◆ **What to work on**: Exactly the lines from the one with "Reproduce this diagram with TikZ." to the one with "(30,30) rectangle (667,900);", both included, are to be printed again; leave out the rest.

◆ **Raw data**:
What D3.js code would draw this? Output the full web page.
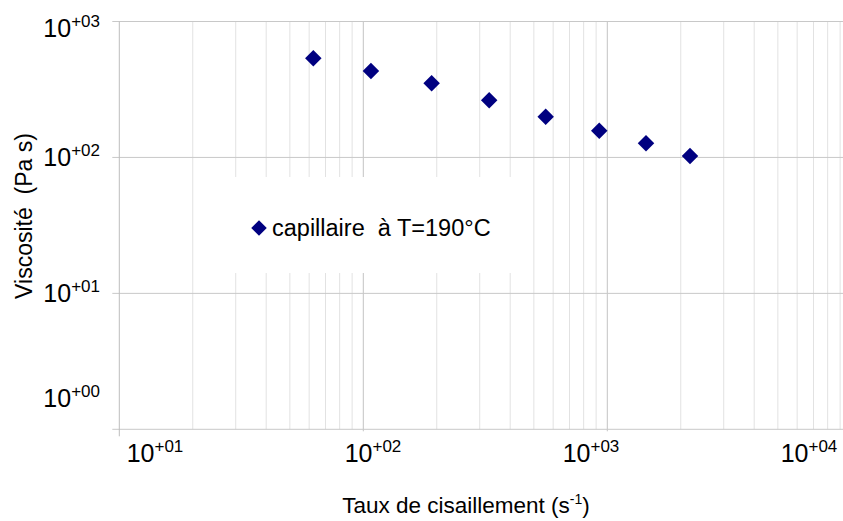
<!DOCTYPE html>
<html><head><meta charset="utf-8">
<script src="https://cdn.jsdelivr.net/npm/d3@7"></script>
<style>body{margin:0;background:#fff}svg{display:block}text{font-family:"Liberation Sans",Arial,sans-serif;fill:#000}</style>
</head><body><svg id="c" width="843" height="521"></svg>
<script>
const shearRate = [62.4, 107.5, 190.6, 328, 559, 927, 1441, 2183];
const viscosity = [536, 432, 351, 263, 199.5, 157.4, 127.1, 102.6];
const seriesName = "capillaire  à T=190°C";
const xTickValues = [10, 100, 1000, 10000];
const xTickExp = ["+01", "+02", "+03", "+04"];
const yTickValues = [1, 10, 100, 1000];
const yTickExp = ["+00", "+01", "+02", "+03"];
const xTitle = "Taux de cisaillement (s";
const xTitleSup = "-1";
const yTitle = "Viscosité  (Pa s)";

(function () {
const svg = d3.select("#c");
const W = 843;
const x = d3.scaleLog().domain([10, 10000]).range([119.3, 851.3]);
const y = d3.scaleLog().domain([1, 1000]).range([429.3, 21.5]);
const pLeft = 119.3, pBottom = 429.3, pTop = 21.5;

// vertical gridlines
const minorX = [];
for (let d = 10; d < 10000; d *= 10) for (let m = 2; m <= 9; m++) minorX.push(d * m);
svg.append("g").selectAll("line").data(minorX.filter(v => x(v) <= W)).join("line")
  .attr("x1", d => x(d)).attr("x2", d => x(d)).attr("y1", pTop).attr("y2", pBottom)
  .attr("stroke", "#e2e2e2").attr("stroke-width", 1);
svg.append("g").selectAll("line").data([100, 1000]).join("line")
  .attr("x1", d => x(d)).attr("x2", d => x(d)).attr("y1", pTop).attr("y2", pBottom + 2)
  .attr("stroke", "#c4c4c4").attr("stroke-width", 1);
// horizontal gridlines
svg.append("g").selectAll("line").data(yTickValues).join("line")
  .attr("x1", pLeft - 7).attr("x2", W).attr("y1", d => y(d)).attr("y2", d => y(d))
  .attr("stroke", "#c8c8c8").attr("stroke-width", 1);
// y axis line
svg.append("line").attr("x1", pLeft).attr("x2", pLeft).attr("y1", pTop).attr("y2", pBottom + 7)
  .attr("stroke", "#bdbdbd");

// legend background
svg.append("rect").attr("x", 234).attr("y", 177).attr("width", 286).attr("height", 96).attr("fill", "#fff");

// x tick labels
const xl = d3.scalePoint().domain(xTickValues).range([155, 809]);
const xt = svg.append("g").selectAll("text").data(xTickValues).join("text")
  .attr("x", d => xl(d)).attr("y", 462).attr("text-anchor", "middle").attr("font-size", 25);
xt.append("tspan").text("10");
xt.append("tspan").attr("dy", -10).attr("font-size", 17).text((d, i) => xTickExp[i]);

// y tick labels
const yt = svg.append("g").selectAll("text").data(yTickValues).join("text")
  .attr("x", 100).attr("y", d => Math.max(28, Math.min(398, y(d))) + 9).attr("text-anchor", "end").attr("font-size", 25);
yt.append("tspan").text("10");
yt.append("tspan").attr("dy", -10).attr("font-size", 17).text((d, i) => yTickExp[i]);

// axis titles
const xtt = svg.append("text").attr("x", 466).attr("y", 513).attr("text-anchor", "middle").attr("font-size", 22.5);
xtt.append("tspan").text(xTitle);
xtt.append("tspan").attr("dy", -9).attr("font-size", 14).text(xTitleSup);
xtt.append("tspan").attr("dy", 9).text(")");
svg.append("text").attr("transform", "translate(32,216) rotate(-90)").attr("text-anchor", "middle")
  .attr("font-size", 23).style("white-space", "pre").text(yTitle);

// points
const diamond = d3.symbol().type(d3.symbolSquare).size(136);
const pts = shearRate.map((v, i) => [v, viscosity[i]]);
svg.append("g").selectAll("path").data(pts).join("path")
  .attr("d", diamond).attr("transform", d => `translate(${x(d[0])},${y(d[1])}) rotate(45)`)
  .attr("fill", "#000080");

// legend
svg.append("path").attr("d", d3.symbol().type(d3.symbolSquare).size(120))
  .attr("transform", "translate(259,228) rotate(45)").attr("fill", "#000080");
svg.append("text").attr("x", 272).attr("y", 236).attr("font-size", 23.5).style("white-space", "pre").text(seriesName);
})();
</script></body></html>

---

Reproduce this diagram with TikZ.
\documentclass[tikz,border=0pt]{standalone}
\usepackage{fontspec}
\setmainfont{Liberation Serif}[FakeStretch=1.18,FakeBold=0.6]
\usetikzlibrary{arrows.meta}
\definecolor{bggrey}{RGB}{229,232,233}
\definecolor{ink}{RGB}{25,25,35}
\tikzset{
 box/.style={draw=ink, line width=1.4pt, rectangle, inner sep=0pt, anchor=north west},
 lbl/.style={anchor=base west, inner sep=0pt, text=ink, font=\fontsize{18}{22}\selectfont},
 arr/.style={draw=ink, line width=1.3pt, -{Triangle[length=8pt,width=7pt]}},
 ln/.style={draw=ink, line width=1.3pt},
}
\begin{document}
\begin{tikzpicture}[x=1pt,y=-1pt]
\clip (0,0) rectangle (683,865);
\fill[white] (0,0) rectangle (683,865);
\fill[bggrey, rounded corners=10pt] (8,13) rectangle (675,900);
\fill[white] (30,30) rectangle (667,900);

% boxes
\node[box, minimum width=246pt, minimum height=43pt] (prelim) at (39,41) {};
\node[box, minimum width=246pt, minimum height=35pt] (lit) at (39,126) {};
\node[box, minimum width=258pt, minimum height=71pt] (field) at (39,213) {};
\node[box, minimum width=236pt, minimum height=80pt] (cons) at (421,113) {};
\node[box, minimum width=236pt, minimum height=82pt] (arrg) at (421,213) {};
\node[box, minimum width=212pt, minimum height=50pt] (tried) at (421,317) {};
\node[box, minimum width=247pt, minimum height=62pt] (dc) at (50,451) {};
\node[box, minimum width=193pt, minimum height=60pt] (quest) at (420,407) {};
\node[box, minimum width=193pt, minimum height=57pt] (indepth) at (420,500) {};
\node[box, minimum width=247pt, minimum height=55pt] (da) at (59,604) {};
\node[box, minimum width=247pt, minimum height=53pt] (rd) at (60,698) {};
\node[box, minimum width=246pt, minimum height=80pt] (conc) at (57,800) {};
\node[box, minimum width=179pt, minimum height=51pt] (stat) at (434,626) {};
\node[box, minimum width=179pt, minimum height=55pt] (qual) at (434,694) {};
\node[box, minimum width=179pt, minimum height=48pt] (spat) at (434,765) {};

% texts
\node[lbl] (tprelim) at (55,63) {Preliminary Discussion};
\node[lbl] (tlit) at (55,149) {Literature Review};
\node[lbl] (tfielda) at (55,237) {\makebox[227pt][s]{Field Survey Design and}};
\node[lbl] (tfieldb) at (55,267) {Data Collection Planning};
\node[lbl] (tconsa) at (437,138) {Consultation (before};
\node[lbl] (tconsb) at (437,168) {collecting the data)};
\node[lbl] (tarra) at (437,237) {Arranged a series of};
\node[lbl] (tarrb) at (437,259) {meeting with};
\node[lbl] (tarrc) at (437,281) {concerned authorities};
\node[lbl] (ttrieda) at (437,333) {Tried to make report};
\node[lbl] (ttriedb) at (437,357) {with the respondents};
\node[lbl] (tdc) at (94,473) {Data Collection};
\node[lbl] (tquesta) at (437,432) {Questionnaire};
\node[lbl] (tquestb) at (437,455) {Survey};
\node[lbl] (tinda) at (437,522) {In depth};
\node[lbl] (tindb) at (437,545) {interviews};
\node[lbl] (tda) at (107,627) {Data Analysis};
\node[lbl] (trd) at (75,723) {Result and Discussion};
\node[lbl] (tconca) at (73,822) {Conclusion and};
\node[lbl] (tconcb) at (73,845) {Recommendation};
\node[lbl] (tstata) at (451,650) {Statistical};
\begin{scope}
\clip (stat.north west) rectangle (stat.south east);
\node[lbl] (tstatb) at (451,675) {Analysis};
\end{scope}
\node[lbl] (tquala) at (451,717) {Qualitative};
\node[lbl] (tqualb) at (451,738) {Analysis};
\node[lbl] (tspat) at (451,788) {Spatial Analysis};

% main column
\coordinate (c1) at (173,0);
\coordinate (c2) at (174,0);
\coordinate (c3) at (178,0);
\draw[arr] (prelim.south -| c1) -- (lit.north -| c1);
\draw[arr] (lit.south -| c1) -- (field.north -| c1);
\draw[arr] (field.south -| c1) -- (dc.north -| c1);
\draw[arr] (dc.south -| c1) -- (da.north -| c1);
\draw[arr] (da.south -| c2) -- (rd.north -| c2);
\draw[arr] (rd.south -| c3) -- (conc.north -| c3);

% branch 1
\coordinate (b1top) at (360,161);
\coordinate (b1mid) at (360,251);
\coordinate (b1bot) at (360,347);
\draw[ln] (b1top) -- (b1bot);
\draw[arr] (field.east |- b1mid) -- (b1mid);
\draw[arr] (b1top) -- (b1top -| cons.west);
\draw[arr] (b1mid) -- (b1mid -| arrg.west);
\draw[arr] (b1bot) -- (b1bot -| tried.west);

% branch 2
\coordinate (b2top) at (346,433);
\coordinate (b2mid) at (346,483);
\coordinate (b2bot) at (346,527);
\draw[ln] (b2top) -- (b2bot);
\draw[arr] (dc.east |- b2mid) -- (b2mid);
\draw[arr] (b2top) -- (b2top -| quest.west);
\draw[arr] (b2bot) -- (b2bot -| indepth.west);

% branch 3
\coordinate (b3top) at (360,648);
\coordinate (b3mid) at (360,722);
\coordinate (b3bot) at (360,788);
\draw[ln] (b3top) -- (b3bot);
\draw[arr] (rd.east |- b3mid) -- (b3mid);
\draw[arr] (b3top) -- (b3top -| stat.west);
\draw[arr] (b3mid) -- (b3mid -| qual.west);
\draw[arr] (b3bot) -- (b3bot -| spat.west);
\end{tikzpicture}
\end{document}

◆ **Answer below**:
Reproduce this diagram with TikZ.
\documentclass[tikz,border=0pt]{standalone}
\usepackage{fontspec}
\setmainfont{Liberation Serif}[FakeStretch=1.18,FakeBold=0.6]
\usetikzlibrary{arrows.meta}
\definecolor{bggrey}{RGB}{229,232,233}
\definecolor{ink}{RGB}{25,25,35}
\tikzset{
 box/.style={draw=ink, line width=1.4pt, rectangle, inner sep=0pt, anchor=north west},
 lbl/.style={anchor=base west, inner sep=0pt, text=ink, font=\fontsize{18}{22}\selectfont},
 arr/.style={draw=ink, line width=1.3pt, -{Triangle[length=8pt,width=7pt]}},
 ln/.style={draw=ink, line width=1.3pt},
}
\begin{document}
\begin{tikzpicture}[x=1pt,y=-1pt]
\clip (0,0) rectangle (683,865);
\fill[white] (0,0) rectangle (683,865);
\fill[bggrey, rounded corners=10pt] (8,13) rectangle (675,900);
\fill[white] (30,30) rectangle (667,900);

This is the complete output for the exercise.